The Ordinance, codified at §§ 9-1103 and 9-1131 of the Philadelphia Code, amends Philadelphia’s existing Fair Practices Ordinance. The Ordinance makes it unlawful for employers, employment agencies, and employees or agents thereof “[t]o inquire about a prospective employee’s wage history” or “[t]o rely on the wage history of a prospective employee … in determining the wages for such individual.” However, employers may rely on wage history of a prospective employee that has been “knowingly and willingly disclosed” by the applicant. Penalties for violating the Ordinance are both civil and criminal, including up to $2,000 per violation, and an additional $2,000 and 90 days in jail for a repeat offense.
On May 30, 2017, the US District Court for the Eastern District of Philadelphia issued a memorandum opinion dismissing the Chamber’s lawsuit, finding that the Chamber failed to establish Article III associational standing to bring the suit, as it failed to identify specific members of its organization that would be harmed by enforcement of the Ordinance. In response to the court’s dismissal of the initial complaint on standing grounds, the Chamber filed an Amended Complaint identifying a number of Philadelphia businesses within the City it claims will be detrimentally affected by the Ordinance.
The Chamber challenges the Ordinance on a number of federal constitutional grounds, alleging violations of the First Amendment, the Due Process Clause of the Fourteenth Amendment, and the Commerce Clause. It also challenges the Ordinance under the Pennsylvania Constitution and Home Rule Act. See, e.g., The Chamber of Commerce for Greater Philadelphia v. City of Philadelphia and Philadelphia Commission on Human Relations, No. 2:17-cv-01548 (E.D. Pa. June 13, 2017).
The Amended Complaint alleges, among other things, the Ordinance “chills the free speech rights of the Chamber’s members” and only “indirectly” addresses the gender wage gap ostensibly at the heart of the legislation.
The Amended Complaint further alleges the employer penalty provisions, which allow punitive damages, fines, and criminal penalties, violate Due Process.
The Chamber also argues that the Ordinance’s regulation of hiring activities that may occur outside of Philadelphia is a violation of the Commerce Clause, the Pennsylvania Constitution, and the Pennsylvania Home Rule Act.
The First Amendment Question
The Chamber makes strong arguments against enforcement of the Ordinance on First Amendment grounds.
According to the Chamber, the Ordinance contains both content-based and speaker-based restrictions on employer speech that should be subject to “strict scrutiny” review under Reed v.
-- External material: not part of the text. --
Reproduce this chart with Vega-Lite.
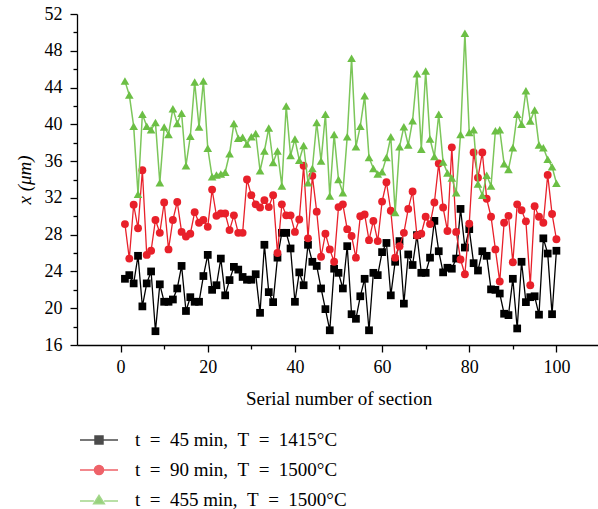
{
  "$schema": "https://vega.github.io/schema/vega-lite/v6.json",
  "width": 523,
  "height": 331,
  "autosize": "none",
  "padding": {"left": 77, "top": 14, "right": 0, "bottom": 164},
  "config": {"view": {"stroke": null}, "font": "Liberation Serif"},
  "data": {"values": [
    {"n":1,"a":23.2,"b":29.15,"c":44.7},{"n":2,"a":23.6,"b":25.4,"c":43.2},{"n":3,"a":22.7,"b":31.25,"c":39.8},{"n":4,"a":25.7,"b":28.7,"c":32.4},{"n":5,"a":20.2,"b":35.0,"c":41.1},
    {"n":6,"a":22.7,"b":25.8,"c":39.8},{"n":7,"a":24.0,"b":26.25,"c":39.4},{"n":8,"a":17.5,"b":29.6,"c":40.2},{"n":9,"a":22.6,"b":28.2,"c":33.65},{"n":10,"a":20.7,"b":31.5,"c":39.7},
    {"n":11,"a":20.7,"b":26.4,"c":38.9},{"n":12,"a":20.95,"b":29.6,"c":41.7},{"n":13,"a":22.15,"b":31.55,"c":40.1},{"n":14,"a":24.6,"b":28.3,"c":41.2},{"n":15,"a":19.7,"b":27.8,"c":35.5},
    {"n":16,"a":21.2,"b":28.1,"c":38.7},{"n":17,"a":20.7,"b":30.45,"c":44.6},{"n":18,"a":20.7,"b":29.3,"c":39.7},{"n":19,"a":23.5,"b":29.6,"c":44.7},{"n":20,"a":25.8,"b":28.85,"c":37.4},
    {"n":21,"a":22.0,"b":32.9,"c":34.3},{"n":22,"a":22.5,"b":30.05,"c":34.5},{"n":23,"a":25.4,"b":30.3,"c":34.6},{"n":24,"a":21.4,"b":30.3,"c":34.8},{"n":25,"a":23.06,"b":28.5,"c":36.8},
    {"n":26,"a":24.5,"b":30.1,"c":40.1},{"n":27,"a":24.2,"b":28.2,"c":38.5},{"n":28,"a":23.4,"b":28.2,"c":38.6},{"n":29,"a":23.1,"b":34.0,"c":37.85},{"n":30,"a":23.1,"b":32.3,"c":38.65},
    {"n":31,"a":23.7,"b":31.3,"c":39.0},{"n":32,"a":19.5,"b":30.95,"c":34.95},{"n":33,"a":26.9,"b":31.75,"c":37.1},{"n":34,"a":21.75,"b":31.0,"c":39.6},{"n":35,"a":20.66,"b":32.3,"c":35.85},
    {"n":36,"a":25.5,"b":26.0,"c":37.1},{"n":37,"a":28.2,"b":31.3,"c":33.3},{"n":38,"a":28.2,"b":30.1,"c":42.0},{"n":39,"a":26.5,"b":30.1,"c":36.6},{"n":40,"a":20.7,"b":28.3,"c":38.4},
    {"n":41,"a":23.9,"b":29.65,"c":36.1},{"n":42,"a":22.5,"b":35.5,"c":37.7},{"n":43,"a":26.9,"b":27.6,"c":33.65},{"n":44,"a":25.05,"b":34.4,"c":35.2},{"n":45,"a":24.6,"b":30.5,"c":40.2},
    {"n":46,"a":22.15,"b":25.6,"c":36.0},{"n":47,"a":19.9,"b":28.1,"c":41.1},{"n":48,"a":17.6,"b":26.4,"c":32.2},{"n":49,"a":24.3,"b":25.05,"c":38.9},{"n":50,"a":23.85,"b":31.0,"c":34.0},
    {"n":51,"a":22.15,"b":31.3,"c":32.55},{"n":52,"a":26.75,"b":28.6,"c":38.65},{"n":53,"a":19.35,"b":27.85,"c":47.2},{"n":54,"a":18.85,"b":25.5,"c":37.55},{"n":55,"a":21.3,"b":30.0,"c":39.8},
    {"n":56,"a":23.2,"b":30.2,"c":43.1},{"n":57,"a":17.6,"b":27.4,"c":36.4},{"n":58,"a":23.85,"b":29.5,"c":35.2},{"n":59,"a":23.6,"b":27.3,"c":34.6},{"n":60,"a":26.1,"b":31.6,"c":34.85},
    {"n":61,"a":27.1,"b":33.7,"c":36.4},{"n":62,"a":21.4,"b":30.6,"c":38.65},{"n":63,"a":25.05,"b":25.5,"c":30.4},{"n":64,"a":27.3,"b":26.75,"c":37.55},{"n":65,"a":20.5,"b":28.2,"c":39.75},
    {"n":66,"a":25.85,"b":30.8,"c":37.75},{"n":67,"a":24.7,"b":32.7,"c":40.4},{"n":68,"a":27.95,"b":27.9,"c":45.5},{"n":69,"a":23.85,"b":28.1,"c":37.3},{"n":70,"a":23.85,"b":29.95,"c":45.8},
    {"n":71,"a":25.5,"b":29.15,"c":38.4},{"n":72,"a":29.5,"b":31.5,"c":36.5},{"n":73,"a":26.2,"b":35.75,"c":41.1},{"n":74,"a":23.9,"b":30.95,"c":35.9},{"n":75,"a":24.4,"b":28.4,"c":34.7},
    {"n":76,"a":24.3,"b":37.5,"c":34.15},{"n":77,"a":25.4,"b":28.3,"c":32.55},{"n":78,"a":30.8,"b":25.3,"c":38.9},{"n":79,"a":26.6,"b":23.7,"c":49.9},{"n":80,"a":28.6,"b":29.2,"c":39.1},
    {"n":81,"a":24.9,"b":36.95,"c":39.4},{"n":82,"a":24.1,"b":34.2,"c":33.5},{"n":83,"a":26.2,"b":36.95,"c":32.3},{"n":84,"a":25.7,"b":31.9,"c":34.45},{"n":85,"a":22.05,"b":29.95,"c":33.3},
    {"n":86,"a":22.0,"b":26.4,"c":39.3},{"n":87,"a":21.6,"b":22.9,"c":39.4},{"n":88,"a":19.4,"b":29.3,"c":35.7},{"n":89,"a":19.25,"b":30.05,"c":35.1},{"n":90,"a":23.2,"b":25.0,"c":37.45},
    {"n":91,"a":17.8,"b":31.3,"c":41.1},{"n":92,"a":25.05,"b":30.65,"c":40.0},{"n":93,"a":20.66,"b":29.45,"c":43.65},{"n":94,"a":21.2,"b":22.5,"c":40.35},{"n":95,"a":21.3,"b":31.1,"c":41.55},
    {"n":96,"a":19.3,"b":29.95,"c":37.75},{"n":97,"a":27.6,"b":29.3,"c":37.45},{"n":98,"a":25.95,"b":34.5,"c":36.2},{"n":99,"a":19.35,"b":30.25,"c":35.4},{"n":100,"a":26.25,"b":27.5,"c":33.6}
  ]},
  "transform": [{"fold": ["a", "b", "c"], "as": ["s", "v"]}],
  "encoding": {
    "x": {
      "field": "n", "type": "quantitative",
      "scale": {"domain": [-10, 110], "nice": false, "zero": false},
      "axis": {
        "values": [0, 10, 20, 30, 40, 50, 60, 70, 80, 90, 100],
        "labelExpr": "datum.value % 20 === 0 ? datum.label : ''",
        "tickSize": {"condition": {"test": "datum.value % 20 === 0", "value": 7}, "value": 4},
        "grid": false, "domainColor": "#000", "tickColor": "#000", "domainWidth": 1.3, "tickWidth": 1.3,
        "labelFont": "Liberation Serif", "labelFontSize": 18, "labelColor": "#000", "labelPadding": 6,
        "title": "Serial number of section", "titleFont": "Liberation Serif", "titleFontSize": 19,
        "titleFontWeight": "normal", "titleColor": "#000", "titlePadding": 13
      }
    },
    "y": {
      "field": "v", "type": "quantitative",
      "scale": {"domain": [16, 52], "nice": false, "zero": false},
      "axis": {
        "values": [16, 18, 20, 22, 24, 26, 28, 30, 32, 34, 36, 38, 40, 42, 44, 46, 48, 50, 52],
        "labelExpr": "datum.value % 4 === 0 ? datum.label : ''",
        "tickSize": {"condition": {"test": "datum.value % 4 === 0", "value": 7}, "value": 4},
        "grid": false, "domainColor": "#000", "tickColor": "#000", "domainWidth": 1.3, "tickWidth": 1.3,
        "labelFont": "Liberation Serif", "labelFontSize": 18, "labelColor": "#000", "labelPadding": 8,
        "title": "x (μm)", "titleFont": "Liberation Serif", "titleFontSize": 19, "titleFontStyle": "italic",
        "titleFontWeight": "normal", "titleColor": "#000", "titlePadding": 10
      }
    }
  },
  "layer": [
    {"transform": [{"filter": "datum.s === 'a'"}], "mark": {"type": "line", "color": "#000000", "strokeWidth": 1.3}},
    {"transform": [{"filter": "datum.s === 'a'"}], "mark": {"type": "point", "shape": "square", "filled": true, "color": "#000000", "size": 60, "opacity": 1}},
    {"transform": [{"filter": "datum.s === 'b'"}], "mark": {"type": "line", "color": "#e8202a", "strokeWidth": 1.3}},
    {"transform": [{"filter": "datum.s === 'b'"}], "mark": {"type": "point", "shape": "circle", "filled": true, "color": "#e8202a", "size": 62, "opacity": 1}},
    {"transform": [{"filter": "datum.s === 'c'"}], "mark": {"type": "line", "color": "#7cc65a", "strokeWidth": 1.5}},
    {"transform": [{"filter": "datum.s === 'c'"}], "mark": {"type": "point", "shape": "triangle-up", "filled": true, "color": "#6cbf45", "size": 75, "opacity": 1}},
    {
      "transform": [{"filter": "datum.n < 0"}],
      "mark": {"type": "point", "filled": true},
      "encoding": {
        "color": {
          "field": "s", "type": "nominal",
          "scale": {"domain": ["a", "b", "c"], "range": ["#000000", "#e8202a", "#6cbf45"]},
          "legend": {
            "title": null, "orient": "none", "legendX": 2, "legendY": 406, "direction": "vertical", "padding": 0,
            "symbolSize": 1444, "symbolStrokeWidth": 1.5, "labelOffset": 16, "rowPadding": -12.5,
            "labelFont": "Liberation Serif", "labelFontSize": 19, "labelColor": "#000", "labelLimit": 400,
            "labelExpr": "datum.value === 'a' ? 't\u2002=\u200245 min,\u2002T\u2002=\u20021415°C' : datum.value === 'b' ? 't\u2002=\u200290 min,\u2002T\u2002=\u20021500°C' : 't\u2002=\u2002455 min,\u2002T\u2002=\u20021500°C'"
          }
        },
        "stroke": {
          "field": "s", "type": "nominal",
          "scale": {"domain": ["a", "b", "c"], "range": ["#000000", "#e8202a", "#7cc65a"]},
          "legend": {
            "title": null, "orient": "none", "legendX": 2, "legendY": 406, "direction": "vertical", "padding": 0,
            "symbolSize": 1444, "symbolStrokeWidth": 1.5, "labelOffset": 16, "rowPadding": -12.5,
            "labelFont": "Liberation Serif", "labelFontSize": 19, "labelColor": "#000", "labelLimit": 400,
            "labelExpr": "datum.value === 'a' ? 't\u2002=\u200245 min,\u2002T\u2002=\u20021415°C' : datum.value === 'b' ? 't\u2002=\u200290 min,\u2002T\u2002=\u20021500°C' : 't\u2002=\u2002455 min,\u2002T\u2002=\u20021500°C'"
          }
        },
        "shape": {
          "field": "s", "type": "nominal",
          "scale": {"domain": ["a", "b", "c"], "range": [
            "M-1,0H-0.21M0.21,0H1M-0.21,-0.21H0.21V0.21H-0.21Z",
            "M-1,0H-0.24M0.24,0H1M-0.24,0A0.24,0.24,0,1,0,0.24,0A0.24,0.24,0,1,0,-0.24,0Z",
            "M-1,0.05H-0.27M0.27,0.05H1M0,-0.24L0.28,0.2H-0.28Z"
          ]},
          "legend": {
            "title": null, "orient": "none", "legendX": 2, "legendY": 406, "direction": "vertical", "padding": 0,
            "symbolSize": 1444, "symbolStrokeWidth": 1.5, "labelOffset": 16, "rowPadding": -12.5,
            "labelFont": "Liberation Serif", "labelFontSize": 19, "labelColor": "#000", "labelLimit": 400,
            "labelExpr": "datum.value === 'a' ? 't\u2002=\u200245 min,\u2002T\u2002=\u20021415°C' : datum.value === 'b' ? 't\u2002=\u200290 min,\u2002T\u2002=\u20021500°C' : 't\u2002=\u2002455 min,\u2002T\u2002=\u20021500°C'"
          }
        }
      }
    }
  ]
}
Town of Gilbert, 135 S. Ct. 2218, 2226 (2015). Under this analysis, sometimes described as “strict in theory, but fatal in fact,” the City would have to show that its restrictions on employer speech are “narrowly tailored” to, or the least restrictive means of, achieving the law’s goal of combatting gender-based pay disparities. The Chamber argues that the Ordinance does nothing to directly address the wage gap and, even if it did, less restrictive alternatives exist. For example, the Chamber suggests, under one “content-neutral alternative,” the City would “encourage employers to conduct self-evaluations to ensure their employees receive a fair market wage.” Another less restrictive alternative the Chamber suggests is that the City “more aggressively enforce existing equal-pay laws.”
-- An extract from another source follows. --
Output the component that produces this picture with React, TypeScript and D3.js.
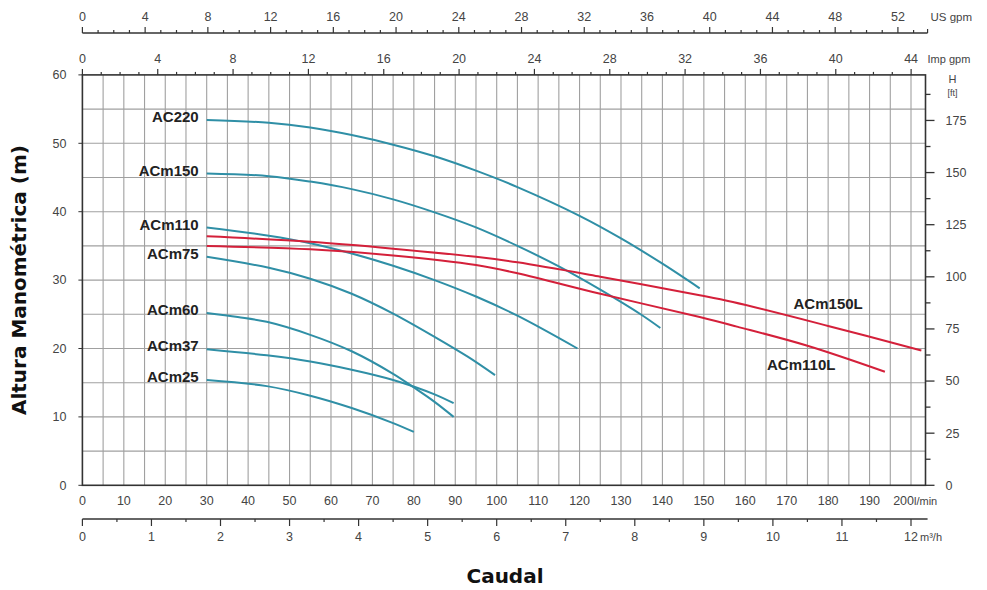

The Chamber alternatively argues that the Ordinance violates the First Amendment even if analyzed under “intermediate scrutiny” review. The intermediate scrutiny test applies to restrictions on commercial speech, which includes advertising and other speech proposing a commercial transaction. See, e.g., Cent. Hudson Gas & Elec. Corp. v. Pub. Serv. Comm’n of N.Y., 447 U.S. 557, 566 (1980). Intermediate scrutiny review would require the City to establish that its restrictions on employer speech further a substantial government interest, directly advance that interest, and are “not more extensive than is necessary to serve that interest.” The Chamber contends that there is no evidence a prohibition on wage history inquiries by prospective employers will have any appreciable impact on reducing gender-based wage discrimination. Therefore, the City’s suppositions otherwise are mere speculation. Finally, as with its argument under strict-scrutiny review, the Chamber suggests alternatives to the Ordinance’s complete bar on wage histories.
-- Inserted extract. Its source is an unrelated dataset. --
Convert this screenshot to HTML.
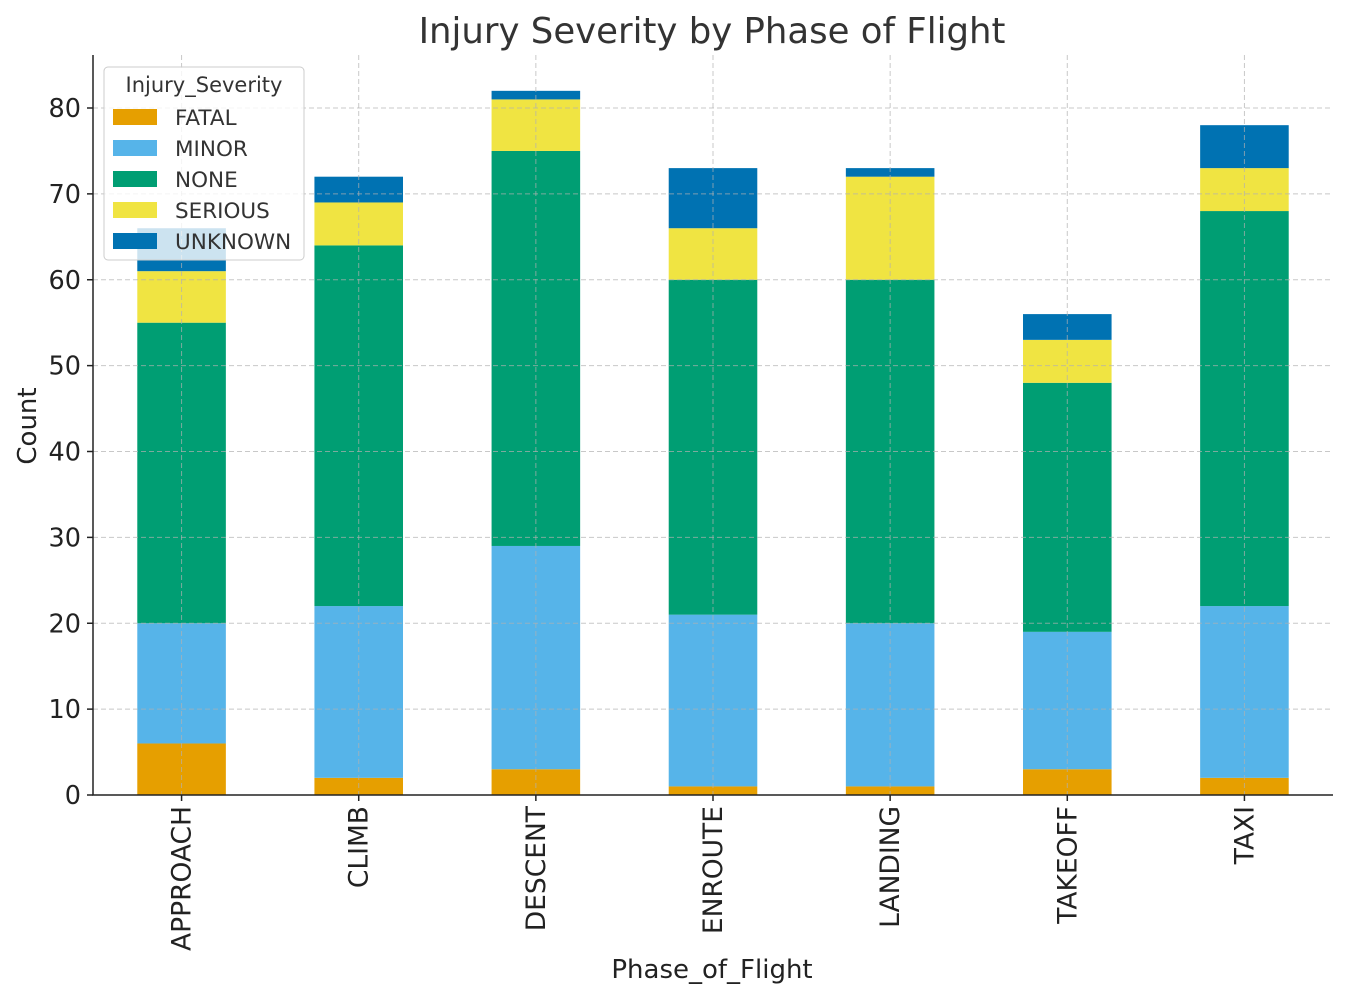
<!DOCTYPE html>
<html><head><meta charset="utf-8"><style>body{margin:0;background:#fff}svg{display:block;font-family:"DejaVu Sans","Liberation Sans",sans-serif}</style></head>
<body>
<svg id="chart" width="1348" height="999"></svg>
<script>
const categories=["APPROACH","CLIMB","DESCENT","ENROUTE","LANDING","TAKEOFF","TAXI"];
const seriesNames=["FATAL","MINOR","NONE","SERIOUS","UNKNOWN"];
const fatal=[6,2,3,1,1,3,2];
const minor=[14,20,26,20,19,16,20];
const none=[35,42,46,39,40,29,46];
const serious=[6,5,6,6,12,5,5];
const unknown=[5,3,1,7,1,3,5];
const yTicks=[0,10,20,30,40,50,60,70,80];
const colors=["#E69F00","#56B4E9","#009E73","#F0E442","#0072B2"];
const series=[fatal,minor,none,serious,unknown];
const NS="http://www.w3.org/2000/svg";
const svg=document.getElementById('chart');
const L=93,R=1333,T=55,B=795;
const step=(R-L)/categories.length;
const xc=i=>L+step*(i+0.5);
const y=v=>B-v*(B-108)/80;
function el(t,a,p){const e=document.createElementNS(NS,t);for(const k in a)e.setAttribute(k,a[k]);(p||svg).appendChild(e);return e;}
categories.forEach((c,i)=>{let acc=0;series.forEach((s,j)=>{const v=s[i];
 const r=el('rect',{x:xc(i)-step/4,y:y(acc+v),width:step/2,height:y(acc)-y(acc+v),fill:colors[j]});
 
 acc+=v;});});
yTicks.forEach(t=>{const g=el('line',{x1:L,x2:R,y1:y(t),y2:y(t),stroke:'#b0b0b0','stroke-width':1,'stroke-dasharray':'5,3','stroke-opacity':0.7});
 });
categories.forEach((c,i)=>{const g=el('line',{x1:xc(i),x2:xc(i),y1:T,y2:B,stroke:'#b0b0b0','stroke-width':1,'stroke-dasharray':'5,3','stroke-opacity':0.7});
 });
const ax=el('path',{d:`M${L},${T}V${B}H${R}`,stroke:'#222',fill:'none','stroke-width':1.5});

yTicks.forEach(t=>{el('line',{x1:L-6,x2:L,y1:y(t),y2:y(t),stroke:'#222','stroke-width':1.5});
 const tx=el('text',{x:L-12,y:y(t)+9,'text-anchor':'end','font-size':25.5,fill:'#222'});tx.textContent=t;
 });
categories.forEach((c,i)=>{el('line',{x1:xc(i),x2:xc(i),y1:B,y2:B+6,stroke:'#222','stroke-width':1.5});
 const tx=el('text',{x:0,y:0,'text-anchor':'end','font-size':26.5,fill:'#222',transform:`translate(${xc(i)+9},${B+11}) rotate(-90)`});tx.textContent=c;
 });
let t=el('text',{x:712,y:43,'text-anchor':'middle','font-size':35.5,fill:'#333'});t.textContent='Injury Severity by Phase of Flight';

t=el('text',{x:712,y:978,'text-anchor':'middle','font-size':26,fill:'#222'});t.textContent='Phase_of_Flight';

t=el('text',{x:0,y:0,'text-anchor':'middle','font-size':26,fill:'#222',transform:'translate(36,426) rotate(-90)'});t.textContent='Count';

const lg=el('g',{});
el('rect',{x:104,y:67,width:200,height:193,rx:4,fill:'#fff','fill-opacity':0.8,stroke:'#ccc'},lg);
t=el('text',{x:204,y:92,'text-anchor':'middle','font-size':21,fill:'#333'},lg);t.textContent='Injury_Severity';
seriesNames.forEach((n,j)=>{const yy=117+j*31;
 el('rect',{x:113,y:yy-8,width:44,height:16,fill:colors[j]},lg);
 const e=el('text',{x:175,y:yy+8,'font-size':21.5,fill:'#333'},lg);e.textContent=n;
 });
</script>
</body></html>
For these reasons, according to the Chamber, the Ordinance should be invalidated as imposing unconstitutional restraints on First Amendment-protected speech, regardless of which level of review is applied. While it is uncertain whether the court will analyze the First Amendment issue under strict or intermediate scrutiny, it is certain that the Chamber’s likelihood of success on this improves dramatically should the court apply strict scrutiny in reviewing the Ordinance.
The City of Philadelphia did not file a motion to dismiss the Chamber’s Amended Complaint, which means the lawsuit will be decided on the merits in one way or another. An August 4, 2017, filing deadline has been set for the defendants’ response to the plaintiff’s motion for a preliminary injunction.
As a unique case of first impression, the Chamber’s lawsuit presents a complex set of issues for the court. How the court deals with those issues could have significant national repercussions, as similar bans on wage history inquiries are being introduced and passed by other legislatures at a rapid pace.